Let $B$ be the graded ring $\bigoplus_i B^i$ (with $B^k B^l \subset B^{k+l}$), and $B_f$ the multiplicative group of all formal sums $1 + b_1 + b_2 + \cdots$ where $b_i \in B^i$ for all $i$.
The idea when talking about genera (such as the Todd genus or the $L$ genus) is that we can take $B$ to be $H^{2 \bullet}(X,\mathbb{Q})$ for example, and then a typical element of $B_f$ is something like the total Chern class.
Now a genus corresponds to a multiplicative sequence $(K_n)$, where each $K_n$ is a polynomial in n variables over $B$ that is homogeneous (with respect to the grading), so that $K_n(t x_1, t^2 x_2, \ldots, t^n x_n) = t^n K_n(x_1, \ldots, x_n)$. This corresponds to the idea that for an $n$ dimensional complex manifold, the evaluation of $K_n$ on the fundamental class should be some number, so that we want this homogeneity to ensure that $K_n$ corresponds to some element of the top cohomology group.
Given this, we can form an element $K(b)$ in $B_f$ for each element $b = 1 + b_1 + b_2 + \cdots$ of $B_f$ by $K(b) = 1 + K_1(b_1) + K_2(b_1,b_2) + \cdots$.
Then multiplicativity of the sequence $(K_n)$ means that $K(bc) = K(b)K(c)$, which is what you would want in algebraic topology to get multiplicativity of the numbers you get, from multiplicativity of the total Chern classes.

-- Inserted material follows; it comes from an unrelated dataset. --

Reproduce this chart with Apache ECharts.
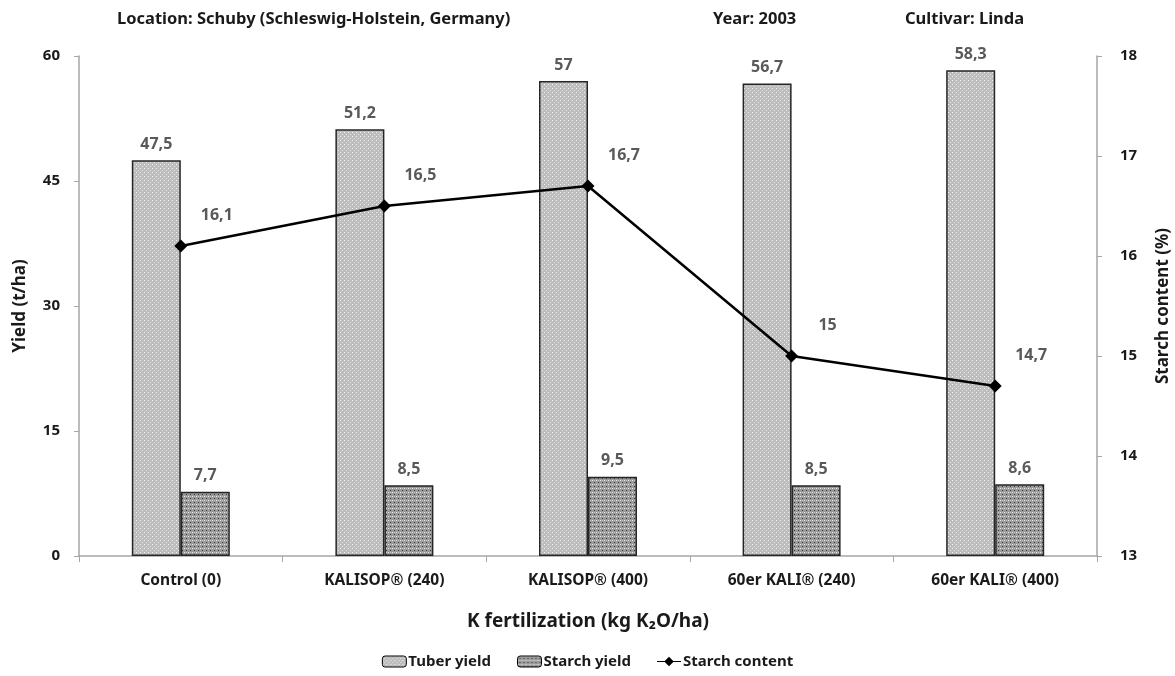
<!DOCTYPE html>
<html>
<head>
<meta charset="utf-8">
<script src="https://cdn.jsdelivr.net/npm/echarts@6/dist/echarts.min.js"></script>
<style>
  html, body { margin: 0; padding: 0; background: #fff; }
  #chart { width: 1175px; height: 676px; }
</style>
</head>
<body>
<div id="chart"></div>
<script>
const categories = ['Control (0)', 'KALISOP® (240)', 'KALISOP® (400)', '60er KALI® (240)', '60er KALI® (400)'];
const tuberYield = [47.5, 51.2, 57, 56.7, 58.3];
const starchYield = [7.7, 8.5, 9.5, 8.5, 8.6];
const starchContent = [16.1, 16.5, 16.7, 15, 14.7];
const yieldTicks = [0, 15, 30, 45, 60];
const contentTicks = [13, 14, 15, 16, 17, 18];

const font = '"Noto Sans", "DejaVu Sans", sans-serif';

// little dotted fills, like the excel pattern swatches
function makePattern(base, dots) {
    let c = document.createElement('canvas');
    c.width = 4;
    c.height = 4;
    let ctx = c.getContext('2d');
    ctx.fillStyle = base;
    ctx.fillRect(0, 0, 4, 4);
    dots.forEach(d => {
        ctx.fillStyle = d[2];
        ctx.fillRect(d[0], d[1], 1, 1);
    });
    return { image: c, repeat: 'repeat' };
}

const tuberFill = makePattern('#bdbdbd', [[0, 0, '#f4f4f4'], [2, 2, '#e6e6e6']]);
const starchFill = makePattern('#9a9a9a', [[0, 0, '#ececec'], [2, 2, '#3c3c3c'], [2, 0, '#c8c8c8']]);

const fmt = v => String(v).replace('.', ',');

const labelStyle = {
    color: '#595959',
    fontFamily: font,
    fontWeight: 'bold',
    fontSize: 16
};
const axisText = { fontFamily: font, fontWeight: 'bold', color: '#1a1a1a' };

const chart = echarts.init(document.getElementById('chart'));

const option = {
    animation: false,
    title: [
        { text: 'Location: Schuby (Schleswig-Holstein, Germany)', left: 112, top: 6 },
        { text: 'Year: 2003', left: 708, top: 6 },
        { text: 'Cultivar: Linda', left: 900, top: 6 }
    ].map(t => Object.assign(t, {
        textStyle: Object.assign({ fontSize: 16.5 }, axisText)
    })),
    legend: {
        bottom: 2,
        left: 'center',
        itemWidth: 24,
        itemHeight: 11,
        itemGap: 26,
        textStyle: Object.assign({ fontSize: 15, padding: [0, 0, 0, -3] }, axisText),
        data: [
            { name: 'Tuber yield', itemStyle: { borderColor: '#000', borderWidth: 1 } },
            { name: 'Starch yield', itemStyle: { borderColor: '#000', borderWidth: 1 } },
            { name: 'Starch content', icon: 'path://M0,5 L9,5 L14,0 L19,5 L28,5 L28,6 L19,6 L14,11 L9,6 L0,6 Z', itemStyle: { color: '#000' } }
        ]
    },
    grid: { left: 79, right: 78, top: 56, bottom: 120, outerBoundsMode: 'none' },
    xAxis: {
        type: 'category',
        data: categories,
        name: 'K fertilization (kg K₂O/ha)',
        nameLocation: 'middle',
        nameGap: 56,
        nameTextStyle: Object.assign({ fontSize: 19 }, axisText),
        axisLine: { lineStyle: { color: '#a6a6a6', width: 1.5 } },
        axisTick: { show: true, length: 6, lineStyle: { color: '#a6a6a6' } },
        axisLabel: Object.assign({ margin: 17, fontSize: 15.5 }, axisText)
    },
    yAxis: [
        {
            type: 'value',
            min: 0,
            max: 60,
            interval: 15,
            name: 'Yield (t/ha)',
            nameLocation: 'middle',
            nameGap: 50,
            nameTextStyle: Object.assign({ fontSize: 17 }, axisText),
            axisLine: { show: true, lineStyle: { color: '#a6a6a6', width: 1.5 } },
            axisTick: { show: true, length: 5, lineStyle: { color: '#a6a6a6' } },
            splitLine: { show: false },
            axisLabel: Object.assign({
                margin: 19,
                fontSize: 15,
                formatter: v => yieldTicks.includes(v) ? String(v) : ''
            }, axisText)
        },
        {
            type: 'value',
            min: 13,
            max: 18,
            interval: 1,
            name: 'Starch content (%)',
            nameLocation: 'middle',
            nameGap: 58,
            nameRotate: 90,
            nameTextStyle: Object.assign({ fontSize: 17 }, axisText),
            axisLine: { show: true, lineStyle: { color: '#a6a6a6', width: 1.5 } },
            axisTick: { show: true, length: 5, lineStyle: { color: '#a6a6a6' } },
            splitLine: { show: false },
            axisLabel: Object.assign({
                margin: 23,
                fontSize: 15,
                formatter: v => contentTicks.includes(v) ? String(v) : ''
            }, axisText)
        }
    ],
    series: [
        {
            name: 'Tuber yield',
            type: 'bar',
            data: tuberYield,
            barWidth: 49,
            barGap: '0%',
            itemStyle: { color: tuberFill, borderColor: '#262626', borderWidth: 1.5 },
            label: Object.assign({ show: true, position: 'top', distance: 8, formatter: p => fmt(p.value) }, labelStyle)
        },
        {
            name: 'Starch yield',
            type: 'bar',
            data: starchYield,
            barWidth: 49,
            barGap: '0%',
            itemStyle: { color: starchFill, borderColor: '#262626', borderWidth: 1.5 },
            label: Object.assign({ show: true, position: 'top', distance: 8, formatter: p => fmt(p.value) }, labelStyle)
        },
        {
            name: 'Starch content',
            type: 'line',
            yAxisIndex: 1,
            data: starchContent,
            symbol: 'diamond',
            symbolSize: 13,
            lineStyle: { color: '#000', width: 2.5 },
            itemStyle: { color: '#000' },
            label: Object.assign({ show: true, position: 'inside', offset: [36, -31], formatter: p => fmt(p.value) }, labelStyle)
        }
    ]
};

chart.setOption(option);
</script>
</body>
</html>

Now, all the books I have been reading about this say that there is an essentially unique way to associate such a multiplicative sequence to a formal power series, and that all multiplicative sequences come from this. But I don't understand precisely how; I don't even know over what ring the formal power series should be defined and even less how one can find a multiplicative sequence out of that.
It's easy enough when $B = H^{2 \bullet}(X,\mathbb{Q})$ and you're working with Chern classes, as the Chern classes of a direct sum of lines bundles are given by the symmetric polynomials in the first Chern classes. Then, given a formal power series $Q(x) \in \mathbb{Q}[[x]]$, one can form the product $\prod_i Q(x_i)$ in $\mathbb{Q}[[x_1, \ldots, x_n]]$ and get a multiplicative sequence as YBL says in his answer, by taking $1 + \sum_j K_j = \prod_i Q(x_i)$, where the $K_j$ are taken as polynomials in the elementary symmetric polynomials (ie the Chern classes).
But I don't see how you can do this without appealing to this decomposition (or indeed in a more general setting without any idea of Chern classes).
For example, in Characteristic Classes by Milnor and Stasheff, they do the same explanation as I did above, but when they get to the formal power series part it seems that they just assume $B = \Lambda[t]$ for some commutative ring $\Lambda$ and from there I lose track of what is happening; this gets me really quite confused as to what's going on.
Best Answer
I think the idea is that using the splitting principle everything reduces to the first Chern class of line bundles: Chern classes of a general bundle $E$ are symetric functions of $c_1(L_i)$ where $\bigoplus L_i = E$.
If $Q(z)$ is a power series with constant term 1, you can define $K_n$ by the formula: $$ \sum K_n(x_1,\ldots,x_n) = \prod Q(z_j) $$ where $x_i$ is the $i$-th elementary symetric function of the variables $z_j$. Hogomeneity corresponds to the fact that the $z_j$ have degree 1.
I think the statement that every multiplicative sequence comes from such a power series is only true in caracteristic 0. A multiplicative sequence with coefficients in $A$ corresponds to a ring homomorphism from the Lazard ring $\mathbb{L} = \Omega^*(pt)$ to $A$ that is to a formal group law $F(t_1,t_2) \in A[[t_1,t_2]]$. There is a natural action of power series $f(z)$ satistfying $f(0) = 0$ and $f'(0) = 1$ on the Lazard ring; just change of coordinate of formal group laws $(F^f)(t_1,t_2) := f^{-1}(F(f(t_1),f(t_2))$. Now in caracteristic zero, this action is simply transitive: every law is equivalent to the additive one $(t_1,t_2) \mapsto t_1+t_2$ because we can define the logarithm of a law by formally integrating an invariant differential. This should correspond to the fact that every multiplicative sequence is defined by a power series $Q(z) = z/f(z)$.